On raw materials and pricing, management stressed that material economics held up. Kitchen said the company maintained pricing discipline and passed through raw material inflation, noting about 65% of inputs are petroleum-based. Ryan added that standard material cost was about $0.61 per pound in Q1, compared with about $0.71 per pound in Q4 and about $0.66 per pound for full-year 2025.
Ryan cited utilities as a specific headwind, saying January and February utility costs were “materially above the Q4 monthly run rate,” creating roughly a 150 to 175 basis point drag to gross margin in the quarter. He also pointed to deferred manufacturing variance as a timing issue, explaining that as shipments rose and inventory declined, costs embedded in inventory flowed through cost of sales. Ryan said that effect represented about $600,000, or roughly 290 basis points of Q1 sales, with a sequential swing versus Q4 of about $900,000 to $1 million.
Asked during Q&A about the path from 14.5% gross margin back toward prior expectations, Kitchen said it would “take a quarter or 2,” adding that as the year progresses the company expects to return to “those low 20s” and that full-year margins are expected to be in the low 20% range. He also said there was “not at all” any change to the company’s longer-term goal of being a 30% gross margin business.
SG&A, earnings, and balance sheet position
Ryan said SG&A expense was $5 million, up about $300,000 year-over-year, but improved as a percentage of sales to 26.4% from 27.3%. He attributed the increase mainly to salaries, wages and benefits, rent expense, and stock compensation, partially offset by lower incentive bonus expense. He characterized part of the spending as investment in commercial and technical capabilities needed to support higher-value, more complex sales cycles.
Below the operating line, Ryan said other income benefited from interest income on cash balances and sublease income. He noted the company had no debt outstanding on its revolver at quarter-end.
Ryan reported a net loss from continuing operations of $2 million and an adjusted EBITDA loss of about $1 million.
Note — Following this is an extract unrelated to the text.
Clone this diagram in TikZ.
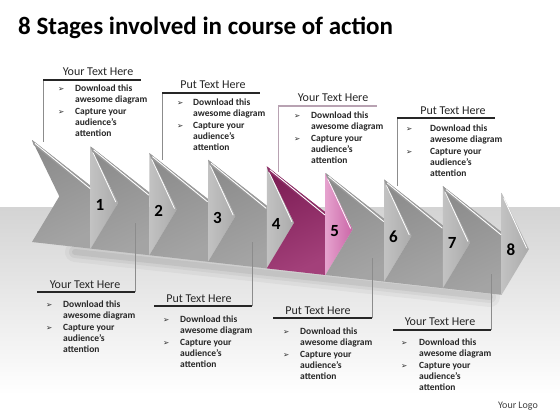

He said those results did not reflect where management expects the business to be over time, describing a quarter in which reported earnings “lagged the commercial progress and operational work already underway.”
Cash usage and share repurchases
Ascent ended the quarter with $47.8 million in cash and no revolver debt, compared with $57.6 million at year-end, reflecting a $9.8 million decline. Ryan broke down the movement into several major uses:
Share repurchases: The company bought back about 296,000 shares for $3.9 million at an average price of $12.92 per share. Ryan said that compared with the May 5 closing price of $14.94, the repurchases reflected an “approximately 16% discount,” or about $600,000 of implied value creation in under two months. Incentive compensation: The company paid about $2.2 million tied to work completed in 2025 to reposition Ascent as a pure-play specialty chemicals platform. Working capital: Net working capital consumed about $3.2 million, driven mainly by higher receivables tied to revenue growth and timing of collections and payments. Ryan said inventory was a $1.3 million source of cash. Capital expenditures: About $400,000.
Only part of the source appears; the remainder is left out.